# Replacing Clerestory Windows



## Rewound98 (Nov 16, 2011)

I'm replacing four clerestory windows while I'm residing the house.

I have some questions about how I should size them because of the varying heights of the rough openings or if I should reframe it entirely when I reside.

Visually, the height seems most important since all four windows are in line with each other.


Of course, all rough openings are not the same height but the widths are almost all exactly 47".

From right to left heights are (as viewed from outside):

#1: left 24 1/2" - right 23 3/4"

#2: left 24 - right 24" 1/4"

#3: left 1/4" - right 24 3/4" 

#4: left 24 7/8" - right 25 5/8"

The bottom of each rough opening is level with each other so either the top has sagged or it was framed that way.

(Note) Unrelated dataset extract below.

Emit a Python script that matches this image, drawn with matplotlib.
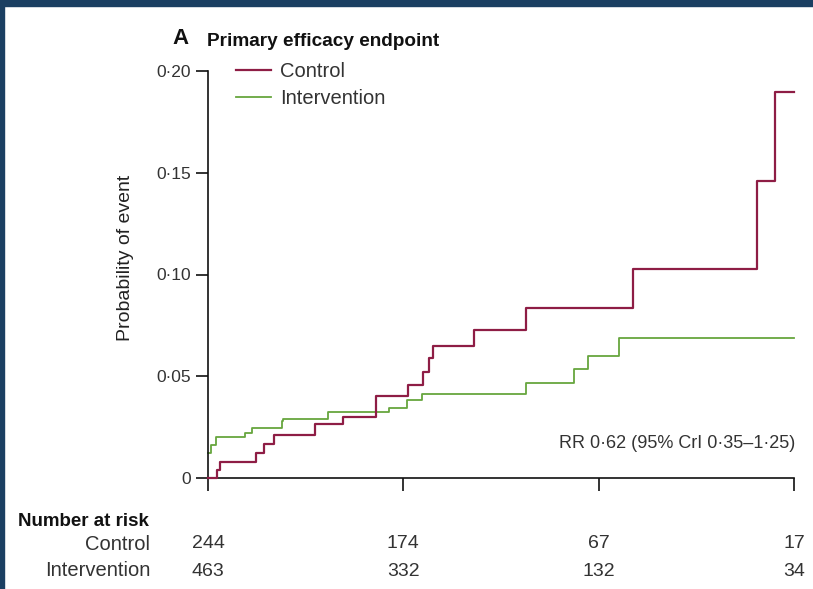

The dip between #1 and #2 is noticeable from the outside. Also #4 is obviously larger on the right side as it slopes toward #3.

The roof isn't sagging so I think it's just how it's framed.


So ...

Should I make the height the smallest of the four?

Should I reframe it?

BTW, what's up there now are the worst windows *I've* seen. Someone merely cut glass to fit the rough opening then put moulding around it on the inside. They trimmed out the outside and called it a day. No caulk, insulation, or flashing. They leak air like a sieve and have on occasion leaked water.


----------



## joecaption (Nov 30, 2011)

Sounds pretty, look foward to some wood rot under the windows.
Post some pictures, no one here can see what your seeing.


----------



## Rewound98 (Nov 16, 2011)

joecaption said:


> Sounds pretty, look foward to some wood rot under the windows.
> Post some pictures, no one here can see what your seeing.


Must be a permissions issue with the image I embedded.

I've uploaded it instead.


----------



## AGWhitehouse (Jul 1, 2011)

Yep, you've likely got some rot hiding up there. I would size to the smallest opening and pad out as required on the larger openings.


----------



## joecaption (Nov 30, 2011)

If there nonopening then there called picture windows.


----------



## CopperClad (Jun 22, 2012)

Are you just going to put vinyl windows? What kind of siding are you using? Until you see how much is rotted, no one can give you the proper course of action. However, with the way you describe it there really isn't much that would keep water out so maybe you will get lucky and not have much rot at all. Possibly just removing the trim pieces holding the glass in place and have windows custom built to the shortest side. Is it just sheetrock on the interior? PS. In the OP's defense, that is what I would call a clerestory window as well, even though it is a picture window also..


----------



## AGWhitehouse (Jul 1, 2011)

Technically speaking they are picture windows in a clerestory opening...


----------



## Tom Struble (Dec 29, 2008)

are the mullions structural?


----------



## Rewound98 (Nov 16, 2011)

Thanks for the advice. We'll size them for the smallest height -- 23 3/4".

We lose some window area by doing that but we're only talking about an inch and to reframe would be nontrivial work.


The latest plan for siding is we're putting up vertical cedar siding to replace the existing board and batten.

As far as rot, we'll definitely know more once the existing siding and trim comes off but we need to order windows first since it'll take 2-4 weeks to get them.


The house is 30 years young and I'm expecting rot in other areas too. Going to be loads of fun.

The new windows will be wood windows like the rest of the house clad in aluminum.

Oh, and they'll be awning windows so we can open them for ventilation in spring / fall.


----------



## Rewound98 (Nov 16, 2011)

Tom Struble said:


> are the mullions structural?


The mullions between each window?

I think they are structural.

The one between #2 and #3 definitely is.

Not sure if the other two are.

Hmm. Guess I could replace the four windows with two if I can remove two of those mullions.


----------



## Tom Struble (Dec 29, 2008)

:wink:


----------



## kwikfishron (Mar 11, 2010)

Have you popped any trim off to see the actual RO's, or are you just assuming?

Your measurements could be just a bad trim job.


----------